** start **

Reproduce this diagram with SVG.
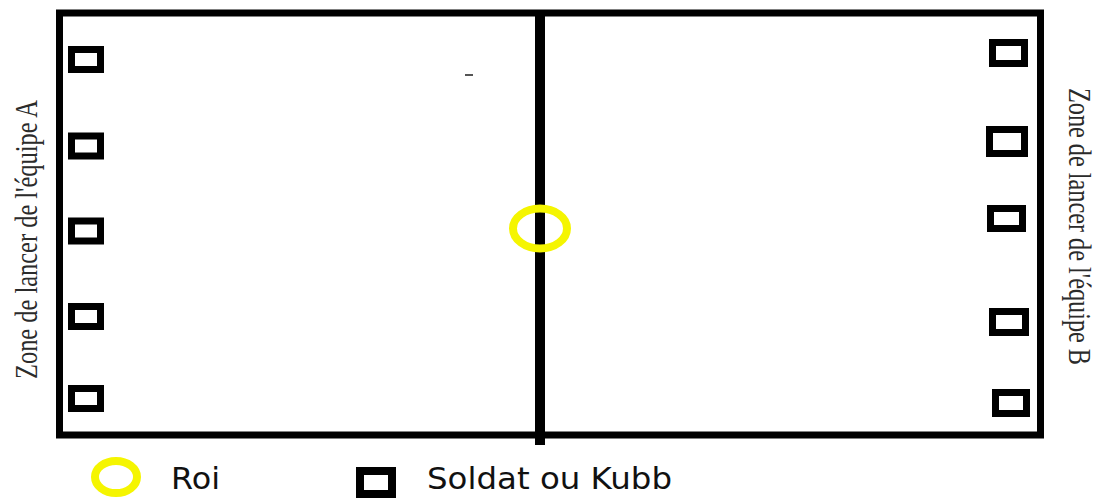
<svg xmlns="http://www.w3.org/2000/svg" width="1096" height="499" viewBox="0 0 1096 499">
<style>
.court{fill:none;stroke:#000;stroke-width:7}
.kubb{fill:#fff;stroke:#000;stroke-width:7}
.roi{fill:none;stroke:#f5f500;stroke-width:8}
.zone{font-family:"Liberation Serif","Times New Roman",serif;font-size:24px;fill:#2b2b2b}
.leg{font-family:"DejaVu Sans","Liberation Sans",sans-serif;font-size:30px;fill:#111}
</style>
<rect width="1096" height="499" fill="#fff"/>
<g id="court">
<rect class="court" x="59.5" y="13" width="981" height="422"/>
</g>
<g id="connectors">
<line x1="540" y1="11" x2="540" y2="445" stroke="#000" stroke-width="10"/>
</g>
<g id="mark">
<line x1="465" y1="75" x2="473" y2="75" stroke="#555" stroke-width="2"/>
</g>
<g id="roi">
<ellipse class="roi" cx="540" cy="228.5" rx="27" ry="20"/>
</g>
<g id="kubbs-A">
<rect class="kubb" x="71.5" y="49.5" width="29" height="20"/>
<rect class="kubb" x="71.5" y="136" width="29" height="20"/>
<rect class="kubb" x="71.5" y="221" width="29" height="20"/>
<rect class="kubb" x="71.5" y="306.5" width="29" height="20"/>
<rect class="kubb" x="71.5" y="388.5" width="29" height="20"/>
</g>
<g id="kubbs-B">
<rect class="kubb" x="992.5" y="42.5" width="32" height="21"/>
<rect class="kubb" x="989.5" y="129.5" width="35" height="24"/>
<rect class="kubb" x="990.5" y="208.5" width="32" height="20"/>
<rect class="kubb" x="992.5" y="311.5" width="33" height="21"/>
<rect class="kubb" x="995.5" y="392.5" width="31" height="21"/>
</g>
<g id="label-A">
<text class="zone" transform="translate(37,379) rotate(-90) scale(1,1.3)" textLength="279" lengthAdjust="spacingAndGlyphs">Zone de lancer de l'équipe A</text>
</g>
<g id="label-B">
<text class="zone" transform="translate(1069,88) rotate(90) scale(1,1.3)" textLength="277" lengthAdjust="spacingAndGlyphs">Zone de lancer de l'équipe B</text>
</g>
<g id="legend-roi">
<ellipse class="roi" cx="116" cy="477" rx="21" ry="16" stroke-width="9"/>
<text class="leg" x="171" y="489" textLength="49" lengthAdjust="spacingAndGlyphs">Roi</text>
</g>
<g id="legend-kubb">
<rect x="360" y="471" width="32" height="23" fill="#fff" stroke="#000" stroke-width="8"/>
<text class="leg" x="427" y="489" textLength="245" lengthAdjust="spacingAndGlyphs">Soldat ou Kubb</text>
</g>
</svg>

** end **
** start **

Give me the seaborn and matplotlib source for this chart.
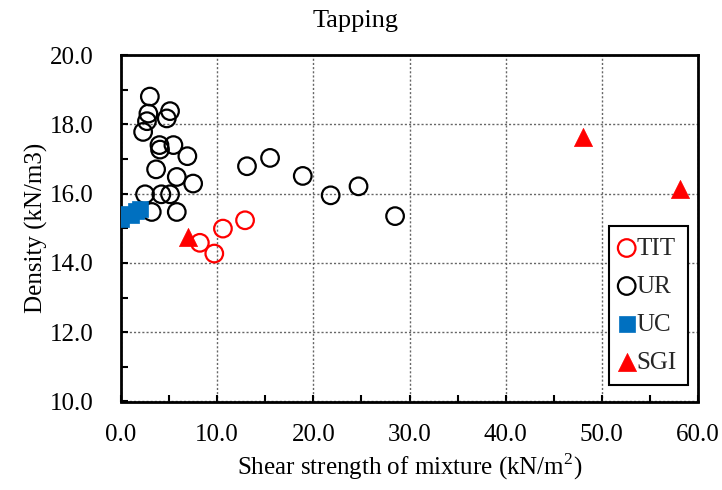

** end **

## JOB
Search the data above for lines holding "this" and copy each of them.

## TASK RESPONSE
Reproduce this diagram with SVG.
Give me the seaborn and matplotlib source for this chart.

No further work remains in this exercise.